Lector insaciable, creyó sin embargo en la virtud de la memoria popular y dejó constancia en sus artículos y escritos posteriores de la utilidad de lo uno y de lo otro.
Gran conversador, escuchaba con paciencia y gozo a todos aquellos que contribuyeron de manera notable a forjar tan fascinante imaginario. De ahí que siendo muy joven pareciese que hubiese sido testigo de otras vidas.
Su afición por lo universal jamás limitó su ardorosa y militante cubanía.
Nacido en 1889, muy temprano colocó sobre su escritorio aquella pequeña torre de Eiffel con que, al decir de Martí, la modernidad se había erigido su propio movimiento. Y es que ambos emergieron al unísono. La réplica del monumento fue como su temprana consagración a las luces del humanismo.

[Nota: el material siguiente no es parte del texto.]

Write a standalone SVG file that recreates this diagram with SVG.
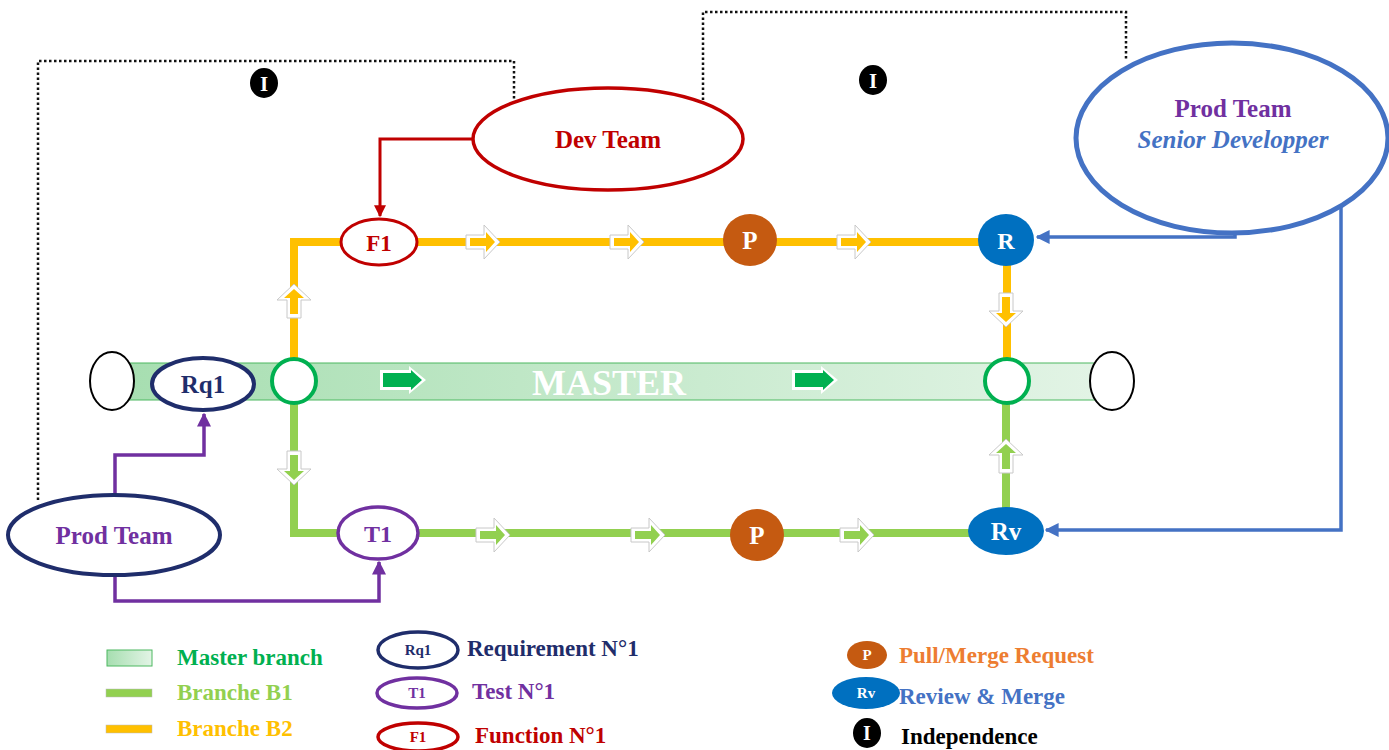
<svg xmlns="http://www.w3.org/2000/svg" width="1389" height="750" viewBox="0 0 1389 750">
<defs>
<style>
text{font-family:"Liberation Serif","Times New Roman",serif;font-weight:bold;}
.dot{fill:none;stroke:#111;stroke-width:2.5;stroke-dasharray:2.5 2.5;}
.b2{fill:none;stroke:#ffc000;stroke-width:8;}
.b1{fill:none;stroke:#92d050;stroke-width:8;}
.pur{fill:none;stroke:#7030a0;stroke-width:3.5;}
.blu{fill:none;stroke:#4472c4;stroke-width:3.5;}
.red{fill:none;stroke:#c00000;stroke-width:3;}
.lg{font-size:23px;}
.sm{font-size:15px;}
</style>
<linearGradient id="mg" x1="0" y1="0" x2="1" y2="0">
<stop offset="0" stop-color="#a6deb0"/>
<stop offset="1" stop-color="#e3f4e6"/>
</linearGradient>
<g id="ba">
<path d="M-17,-7 H1 V-17 L17,0 L1,17 V7 H-17 Z" fill="#fff" stroke="#c8c8c8" stroke-width="1"/>
<path d="M-13,-4 H3 V-10 L12,0 L3,10 V4 H-13 Z"/>
</g>
<g id="ma">
<path d="M-23,-10 H6 V-14 L23,0 L6,14 V10 H-23 Z" fill="#fff"/>
<path d="M-20,-7 H8 V-10 L19,0 L8,10 V7 H-20 Z" fill="#00b050"/>
</g>
<marker id="ap" viewBox="0 0 10 10" refX="9" refY="5" markerWidth="4" markerHeight="4" orient="auto-start-reverse"><path d="M0,0 L10,5 L0,10 Z" fill="#7030a0"/></marker>
<marker id="ab" viewBox="0 0 10 10" refX="9" refY="5" markerWidth="4" markerHeight="4" orient="auto-start-reverse"><path d="M0,0 L10,5 L0,10 Z" fill="#4472c4"/></marker>
<marker id="ar" viewBox="0 0 10 10" refX="9" refY="5" markerWidth="4" markerHeight="4" orient="auto-start-reverse"><path d="M0,0 L10,5 L0,10 Z" fill="#c00000"/></marker>
</defs>
<rect width="1389" height="750" fill="#fff"/>

<g id="connectors">
<path class="dot" d="M38,500 V61 H514 V100"/>
<path class="dot" d="M703,100 V12 H1126 V60"/>
<path class="b2" d="M294,358 V242 H1007 V358"/>
<path class="b1" d="M294,404 V533 H1006 V404"/>
<path class="red" d="M474,139 H380 V216" marker-end="url(#ar)"/>
<path class="blu" d="M1235,208 V237 H1037" marker-end="url(#ab)"/>
<path class="blu" d="M1341,180 V530 H1046" marker-end="url(#ab)"/>
<path class="pur" d="M115,495 V455 H204 V414" marker-end="url(#ap)"/>
<path class="pur" d="M115,575 V601 H379 V562" marker-end="url(#ap)"/>
<use href="#ba" x="483" y="242" fill="#ffc000"/>
<use href="#ba" x="627" y="242" fill="#ffc000"/>
<use href="#ba" x="854" y="242" fill="#ffc000"/>
<use href="#ba" transform="translate(294,301) rotate(-90)" fill="#ffc000"/>
<use href="#ba" transform="translate(1006,310) rotate(90)" fill="#ffc000"/>
<use href="#ba" x="493" y="535" fill="#92d050"/>
<use href="#ba" x="648" y="535" fill="#92d050"/>
<use href="#ba" x="857" y="535" fill="#92d050"/>
<use href="#ba" transform="translate(294,468) rotate(90)" fill="#92d050"/>
<use href="#ba" transform="translate(1006,456) rotate(-90)" fill="#92d050"/>
</g>

<g id="master">
<rect x="112" y="363" width="998" height="37" fill="url(#mg)" stroke="#4cb860" stroke-width="1"/>
<use href="#ma" x="403" y="380"/>
<use href="#ma" x="815" y="380"/>
<text x="609" y="395" font-size="36" fill="#fff" text-anchor="middle">MASTER</text>
</g>
<g id="end-left"><ellipse cx="112" cy="381" rx="22" ry="29" fill="#fff" stroke="#000" stroke-width="2"/></g>
<g id="end-right"><ellipse cx="1112" cy="381" rx="22" ry="29" fill="#fff" stroke="#000" stroke-width="2"/></g>
<g id="rq1"><ellipse cx="203" cy="384" rx="51" ry="26" fill="#fff" stroke="#1f2d6b" stroke-width="4"/><text x="203" y="393" font-size="25" fill="#1f2d6b" text-anchor="middle">Rq1</text></g>
<g id="split"><circle cx="294" cy="381" r="22" fill="#fff" stroke="#00b050" stroke-width="4"/></g>
<g id="merge"><circle cx="1007" cy="381" r="22" fill="#fff" stroke="#00b050" stroke-width="4"/></g>

<g id="f1"><ellipse cx="379" cy="242" rx="38" ry="23" fill="#fff" stroke="#c00000" stroke-width="3"/><text x="379" y="251" font-size="23" fill="#c00000" text-anchor="middle">F1</text></g>
<g id="t1"><ellipse cx="378" cy="533" rx="40" ry="26" fill="#fff" stroke="#7030a0" stroke-width="3.5"/><text x="378" y="542" font-size="24" fill="#7030a0" text-anchor="middle">T1</text></g>
<g id="p-top"><ellipse cx="750" cy="240" rx="27" ry="26" fill="#c55a11"/><text x="750" y="249" font-size="25" fill="#fff" text-anchor="middle">P</text></g>
<g id="p-bottom"><ellipse cx="757" cy="535" rx="27" ry="26" fill="#c55a11"/><text x="757" y="544" font-size="25" fill="#fff" text-anchor="middle">P</text></g>
<g id="r"><ellipse cx="1006" cy="240" rx="28" ry="26" fill="#0070c0"/><text x="1006" y="249" font-size="24" fill="#fff" text-anchor="middle">R</text></g>
<g id="rv"><ellipse cx="1006" cy="531" rx="38" ry="24" fill="#0070c0"/><text x="1006" y="540" font-size="25" fill="#fff" text-anchor="middle">Rv</text></g>

<g id="dev-team"><ellipse cx="608" cy="139" rx="135" ry="51" fill="#fff" stroke="#c00000" stroke-width="3.5"/><text x="608" y="148" font-size="25" fill="#c00000" text-anchor="middle">Dev Team</text></g>
<g id="prod-senior"><ellipse cx="1232" cy="138" rx="156" ry="95" fill="#fff" stroke="#4472c4" stroke-width="5"/><text x="1233" y="117" font-size="25" fill="#7030a0" text-anchor="middle">Prod Team</text><text x="1233" y="148" font-size="25" font-style="italic" fill="#4472c4" text-anchor="middle">Senior Developper</text></g>
<g id="prod-team"><ellipse cx="114" cy="535" rx="106" ry="40" fill="#fff" stroke="#1f2d6b" stroke-width="4"/><text x="114" y="544" font-size="25" fill="#7030a0" text-anchor="middle">Prod Team</text></g>
<g id="indep-1"><ellipse cx="264" cy="83" rx="14" ry="15" fill="#000"/><text x="264" y="91" font-size="21" fill="#fff" text-anchor="middle">I</text></g>
<g id="indep-2"><ellipse cx="873" cy="80" rx="14" ry="15" fill="#000"/><text x="873" y="88" font-size="21" fill="#fff" text-anchor="middle">I</text></g>

<g id="legend">
<rect x="107" y="650" width="45" height="16" fill="url(#mg)" stroke="#4cb860" stroke-width="1"/>
<text class="lg" x="177" y="665" fill="#00b050">Master branch</text>
<rect x="106" y="689" width="46" height="8" fill="#92d050" stroke="#bbb" stroke-width="0.5"/>
<text class="lg" x="177" y="700" fill="#92d050">Branche B1</text>
<rect x="106" y="725" width="46" height="8" fill="#ffc000" stroke="#bbb" stroke-width="0.5"/>
<text class="lg" x="177" y="736" fill="#ffc000">Branche B2</text>
<ellipse cx="418" cy="650" rx="40" ry="18" fill="#fff" stroke="#1f2d6b" stroke-width="3.5"/>
<text class="sm" x="418" y="655" fill="#1f2d6b" text-anchor="middle">Rq1</text>
<text class="lg" x="467" y="656" fill="#1f2d6b">Requirement N°1</text>
<ellipse cx="417" cy="693" rx="40" ry="15" fill="#fff" stroke="#7030a0" stroke-width="3.5"/>
<text class="sm" x="417" y="698" fill="#7030a0" text-anchor="middle">T1</text>
<text class="lg" x="472" y="699" fill="#7030a0">Test N°1</text>
<ellipse cx="418" cy="737" rx="40" ry="14" fill="#fff" stroke="#c00000" stroke-width="3.5"/>
<text class="sm" x="418" y="742" fill="#c00000" text-anchor="middle">F1</text>
<text class="lg" x="475" y="743" fill="#c00000">Function N°1</text>
<ellipse cx="867" cy="655" rx="20" ry="14" fill="#c55a11"/>
<text class="sm" x="867" y="660" fill="#fff" text-anchor="middle">P</text>
<text class="lg" x="899" y="663" fill="#ed7d31">Pull/Merge Request</text>
<ellipse cx="866" cy="693" rx="34" ry="16" fill="#0070c0"/>
<text class="sm" x="866" y="698" fill="#fff" text-anchor="middle">Rv</text>
<text class="lg" x="899" y="704" fill="#4472c4">Review &amp; Merge</text>
<ellipse cx="867" cy="733" rx="14" ry="15" fill="#000"/>
<text x="867" y="740" font-size="20" fill="#fff" text-anchor="middle">I</text>
<text class="lg" x="901" y="744" fill="#000">Independence</text>
</g>
</svg>
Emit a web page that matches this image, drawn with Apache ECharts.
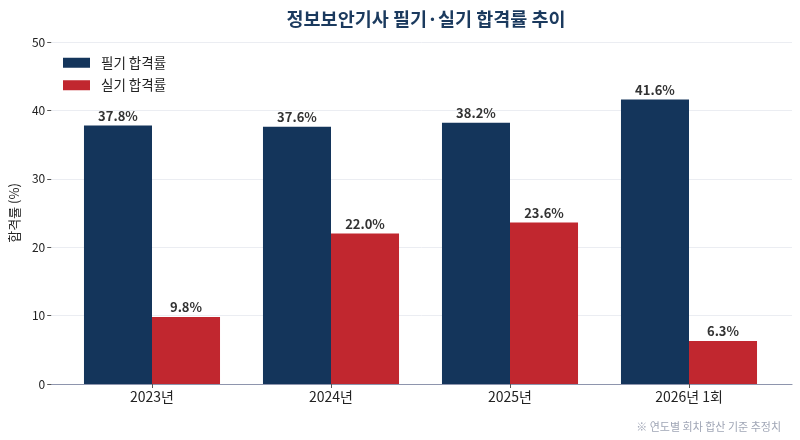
<!DOCTYPE html>
<html>
<head>
<meta charset="utf-8">
<script src="https://cdn.jsdelivr.net/npm/echarts@6/dist/echarts.min.js"></script>
<style>
  html, body { margin: 0; padding: 0; background: #fff; }
  #chart { width: 800px; height: 440px; }
</style>
</head>
<body>
<div id="chart"></div>
<script>
// 데이터
var categories = ["2023년", "2024년", "2025년", "2026년 1회"];
var writtenRate = [37.8, 37.6, 38.2, 41.6];   // 필기 합격률
var practicalRate = [9.8, 22.0, 23.6, 6.3];   // 실기 합격률
var yTicks = [0, 10, 20, 30, 40, 50];

var FONT = "Noto Sans CJK KR";
var chart = echarts.init(document.getElementById("chart"));

function barLabel() {
  return {
    show: true,
    position: "top",
    distance: 3,
    fontFamily: FONT,
    fontSize: 13,
    fontWeight: "bold",
    color: "#333",
    formatter: function (p) { return p.value.toFixed(1) + "%"; }
  };
}

var option = {
  backgroundColor: "#fff",
  textStyle: { fontFamily: FONT },
  title: [
    {
      text: "정보보안기사 필기·실기 합격률 추이",
      left: 421,
      textAlign: "center",
      top: 5,
      textStyle: { fontFamily: FONT, fontSize: 18.5, fontWeight: "bold", color: "#1b3a5e" }
    },
    {
      text: "※ 연도별 회차 합산 기준 추정치",
      right: 14,
      top: 416,
      textStyle: { fontFamily: FONT, fontSize: 11, fontWeight: "normal", color: "#a0a6b6" }
    }
  ],
  legend: {
    orient: "vertical",
    left: 58,
    top: 51,
    itemWidth: 27,
    itemHeight: 10,
    itemGap: 9,
    icon: "rect",
    textStyle: { fontFamily: FONT, fontSize: 13.5, color: "#222", padding: [0, 0, 0, 6] },
    data: ["필기 합격률", "실기 합격률"]
  },
  grid: [
    { left: 50, right: 8, top: 42, bottom: 56 },
    { left: 62.5, right: 21.5, top: 42, bottom: 56 }
  ],
  xAxis: [
    {
      gridIndex: 0,
      type: "category",
      data: categories,
      axisLine: { show: true, lineStyle: { color: "#8e95ad", width: 1.2 } },
      axisTick: { show: false },
      axisLabel: { show: false }
    },
    {
      gridIndex: 1,
      type: "category",
      data: categories,
      axisLine: { show: false },
      axisTick: { show: true, alignWithLabel: true, length: 4, lineStyle: { color: "#555" } },
      axisLabel: { fontFamily: FONT, fontSize: 14, color: "#222", margin: 6 }
    }
  ],
  yAxis: [
    {
      gridIndex: 0,
      type: "value",
      min: yTicks[0],
      max: yTicks[yTicks.length - 1],
      interval: 10,
      name: "합격률 (%)",
      nameLocation: "middle",
      nameGap: 30,
      nameTextStyle: { fontFamily: FONT, fontSize: 13, color: "#222" },
      axisLine: { show: false },
      axisTick: { show: true, length: 4, lineStyle: { color: "#555" } },
      axisLabel: { fontFamily: FONT, fontSize: 12, color: "#222", margin: 6 },
      splitLine: { show: true, lineStyle: { color: "#ebedf2", width: 1 } }
    },
    {
      gridIndex: 1,
      type: "value",
      min: 0,
      max: 50,
      show: false,
      splitLine: { show: false }
    }
  ],
  series: [
    {
      name: "필기 합격률",
      type: "bar",
      xAxisIndex: 1,
      yAxisIndex: 1,
      data: writtenRate,
      barGap: "0%",
      barCategoryGap: "24%",
      itemStyle: { color: "#14355b" },
      label: barLabel()
    },
    {
      name: "실기 합격률",
      type: "bar",
      xAxisIndex: 1,
      yAxisIndex: 1,
      data: practicalRate,
      itemStyle: { color: "#c1272f" },
      label: barLabel()
    }
  ]
};

chart.setOption(option);
</script>
</body>
</html>
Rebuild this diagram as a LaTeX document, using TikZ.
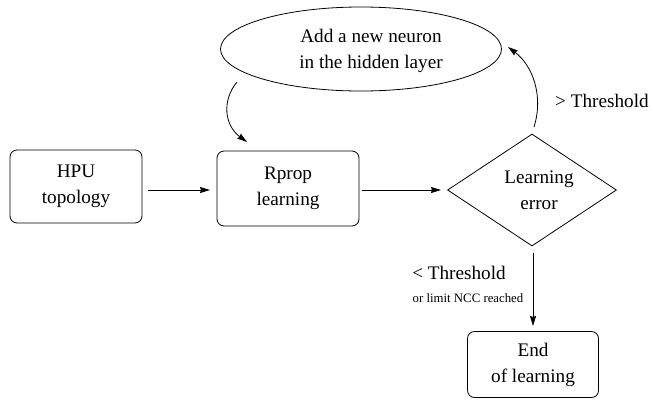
\documentclass[tikz,border=0pt]{standalone}
\usepackage{fontspec}
\setmainfont{LiberationSerif-Regular.ttf}
\usetikzlibrary{shapes.geometric,arrows.meta}
\begin{document}
\begin{tikzpicture}[x=1pt,y=-1pt,
  every node/.style={font=\fontsize{19.2}{26}\selectfont, inner sep=0pt},
  procbox/.style={draw, rounded corners=7pt, line width=0.8pt, align=center},
  decision/.style={draw, diamond, line width=0.8pt},
  oval/.style={draw, ellipse, line width=0.8pt},
  caption/.style={align=center},
  smallcap/.style={font=\fontsize{12.8}{15}\selectfont},
  flow/.style={line width=0.8pt, -{Stealth[length=10pt,width=6pt,inset=1pt]}}]
\useasboundingbox (0,0) rectangle (652,402);

% process boxes
\node[procbox, minimum width=132pt, minimum height=73pt] (hpu) at (76,186.5) {HPU\\topology};
\node[procbox, minimum width=142pt, minimum height=75pt] (rprop) at (288,188.5) {Rprop\\learning};
\node[procbox, minimum width=131pt, minimum height=66pt] (stop) at (533,364.5) {End\\of learning};

% decision
\node[decision, minimum width=169pt, minimum height=112pt,
      label={[caption, xshift=7pt]center:Learning\\error}] (err) at (532,190) {};

% neuron insertion
\node[oval, minimum width=281pt, minimum height=84pt,
      label={[caption, xshift=10pt, yshift=-2pt]center:Add a new neuron\\in the hidden layer}] (grow) at (361,49) {};

% connectors
\coordinate (hpuout) at (148,190);
\coordinate (rpin) at (210,190);
\coordinate (rpout) at (362,190);
\coordinate (errin) at (441,190);
\draw[flow] (hpuout) -- (rpin);
\draw[flow] (rpout) -- (errin);

\coordinate (errtop) at (534,127);
\coordinate (growin) at (508,47);
\draw[flow] (errtop) .. controls (544,95) and (532,65) .. (growin);

\coordinate (growout) at (237,82);
\coordinate (rptop) at (247,142);
\draw[flow] (growout) .. controls (222,100) and (224,125) .. (rptop);

\coordinate (errbot) at (533,253);
\coordinate (stopin) at (533,326);
\draw[flow] (errbot) -- (stopin);

% branch labels
\node[anchor=west] (gt) at (555,101) {> Threshold};
\node (lt) at (459,273) {< Threshold};
\node[smallcap] (ncc) at (468,298) {or limit NCC reached};
\end{tikzpicture}
\end{document}
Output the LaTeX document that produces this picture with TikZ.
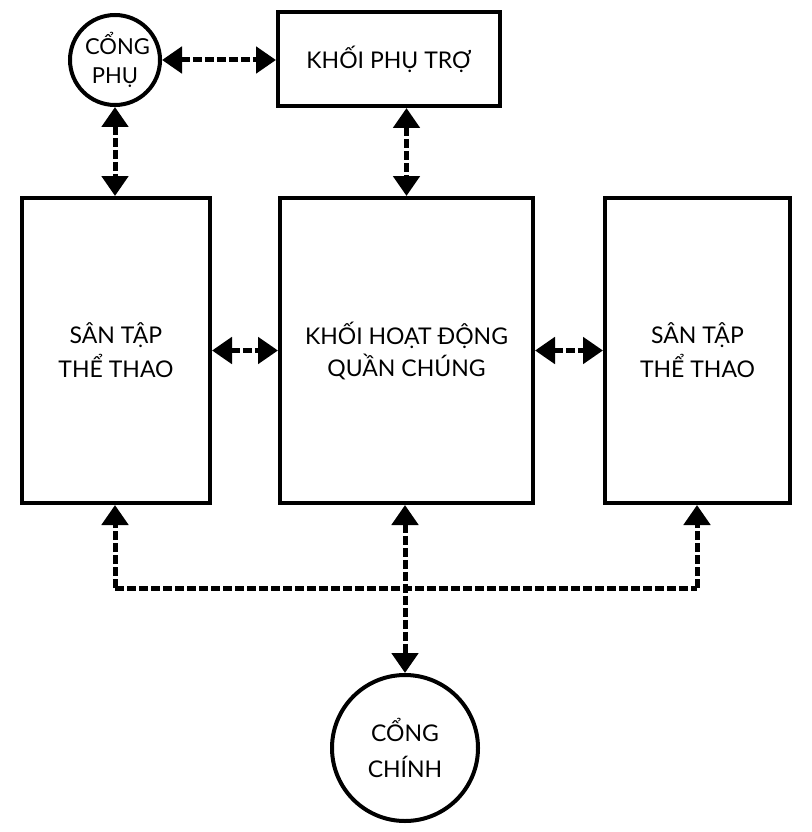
\documentclass[tikz,border=0pt]{standalone}
\usepackage{fontspec}
\setmainfont{Lato}
\usetikzlibrary{arrows.meta}
\begin{document}
\begin{tikzpicture}[x=1pt,y=-1pt,
  blk/.style={draw, line width=4pt, inner sep=0pt, align=center,
    font=\fontsize{23}{34}\selectfont},
  gate/.style={draw, circle, line width=4pt, inner sep=0pt, align=center},
  link/.style={line width=5pt, dash pattern=on 9pt off 3pt,
    {Triangle[width=26pt,length=20pt]}-{Triangle[width=26pt,length=20pt]}},
  bus/.style={line width=5pt, dash pattern=on 9pt off 3pt}]
\useasboundingbox (0,0) rectangle (811,832);
\node[blk, minimum width=222pt, minimum height=94pt] (pt) at (389,59) {KHỐI PHỤ TRỢ};
\node[blk, minimum width=188pt, minimum height=305pt] (lb) at (116,350.5) {SÂN TẬP\\THỂ THAO};
\node[blk, minimum width=253pt, minimum height=305pt, font=\fontsize{23}{32}\selectfont] (mb) at (406.5,350.5) {KHỐI HOẠT ĐỘNG\\QUẦN CHÚNG};
\node[blk, minimum width=185pt, minimum height=305pt] (rb) at (697.5,350.5) {SÂN TẬP\\THỂ THAO};
\node[gate, minimum size=90pt, text width=60pt, font=\fontsize{22}{29}\selectfont] (cp) at (115,60) {CỔNG\\PHỤ};
\node[gate, minimum size=146pt, font=\fontsize{23}{36}\selectfont] (cc) at (405,748) {CỔNG\\CHÍNH};
\coordinate (busl) at (115,588);
\coordinate (busr) at (697,588);
\draw[link] (cp.east) -- (pt.west |- cp.east);
\draw[link] (cp.south) -- (cp.south |- lb.north);
\draw[link] (pt.south -| mb.north) -- (mb.north);
\draw[link] (lb.east) -- (mb.west);
\draw[link] (mb.east) -- (rb.east -| rb.west);
\draw[bus] (busl) -- (busr);
\draw[link, -{Triangle[width=26pt,length=20pt]}] (busl) -- (busl |- lb.south);
\draw[link, -{Triangle[width=26pt,length=20pt]}] (busr) -- (busr |- rb.south);
\draw[link] (mb.south -| cc.north) -- (cc.north);
\end{tikzpicture}
\end{document}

Admiró las crónicas y pasajes de José de Armas y Cárdenas, José Victoriano Betancourt, el Conde Kostia… y escogió para sí diversos seudónimos como el de Hermann Leuchsenring, Unoquelovio, Unoquelosabe, Cristóbal de La Habana, Juan Matusalén Junior, El Curioso Parlanchín
Los artículos de costumbres modelaron su tan agradable y directo estilo y quedaron para siempre en el acervo de su inagotable creatividad.
Agradezco al Centro Cultural Pablo de la Torriente Brau y a mi incansable amigo Víctor Casaus la publicación de este libro y a las autoras, cuya devoción por la obra de Emilito bien conozco, sin poder evitar que, al escribir esta letras breves, aparezca ante mí la imagen amada del maestro sin cuya vida y obra la nuestra habría sido imposible.